たとえば、現実のある風景をディズプレイ越しにみると、そこには動画なりテキストなり、人工の情報が付加された風景が見える。実用を考えると、名所旧跡で博物館の音声ガイドのようなことができるだろうし、インタラクション(双方向性)を加えれば、それこそ遺跡に落書きする感覚で(もちろん遺跡を痛めることなく)自分の痕跡をとどめたりもできる。
実現のためには、高度な演算装置(コンピュータ)、検知装置(センサー)、表示装置(3Dディスプレイ)が必要とされてきたが、高速なネットワーク網と携帯端末の発達でにわかに現実味を帯びてきた。

しかし、現実の環境に情報を加えて場所と人との関係をつくるのは、何もそういった技術だけではない。公共建築の多くがそれに似た工夫をしているだろうし、双方向性はないが街のサインシステムはかなりAR的である。このように新しい革袋ができて、古い酒のうまさに気づくことが往々にしてある。

3年前にできた多摩美八王子キャンパスの情報デザイン棟は、そういった意味では良くできている。3・4階が私たち情報デザインコースのスペースなのだが、空間の真ん中がズドンと吹き抜けで、そこがフリースペースになっている。その広場を囲むようにして、ゼミ室やコンピュータ室、事務室、会議室などがあり、いわゆる廊下にあたるところがない。フリースペースでは、制作したり、ミーティングをしたり、食事をしたり、思い思いに過ごすことができる。発表や展示のスペースにも早変わりする。

4階には、大学院生と4年生のスペースがあり、反対側に教員の個人研究室が並んでいる。4階からは、3階のフリースペースを見渡すことができ、4階の部屋の多くがガラス貼りか素通しなので、とにかくどこでだれが何をしているのかが一望できるようになっている。まさに空間にさまざまな情報が雑然と貼り付いている状態なのだ。
環境と情報は常に人間を真ん中においてその関係を紡ぐ。
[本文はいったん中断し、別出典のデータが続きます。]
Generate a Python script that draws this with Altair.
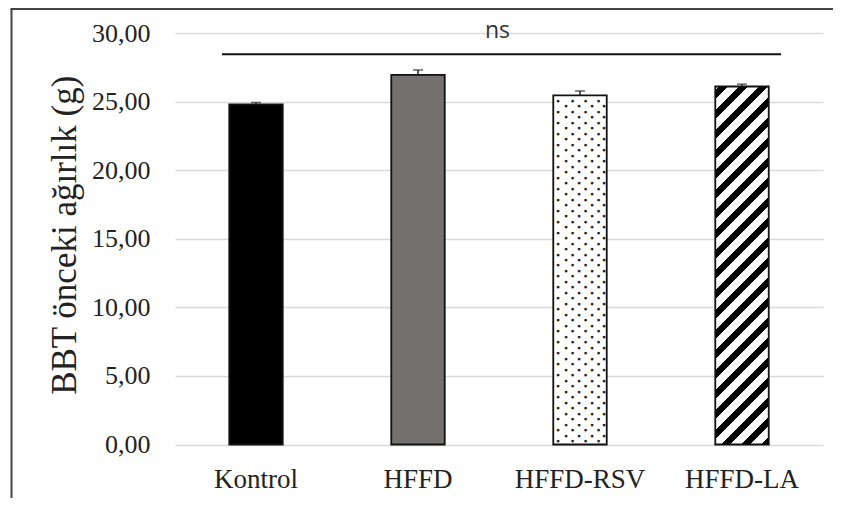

そのはたを織るのが情報デザインの役目のひとつなのだろう。(2009年5月執筆)


追記:今は13インチのMacBookProを持ち歩いて、仕事のメインマシンはiMacProの27インチ。17インチのMacBookは好きで、修理・交換をしながら使っている。でも、そろそろ限界かもしれない。30インチディスプレイは、2台のうち1台がついこの間壊れた。もう一台は健在なので、17インチと繋げて使おうと思っている。17インチより今の13インチの方がピクセル数は多いのかもしれない。でも、ここに書いたように物理サイズは大切なのである。
ARはここに来て急速に普及して来ている。可能性が見えてきたということか。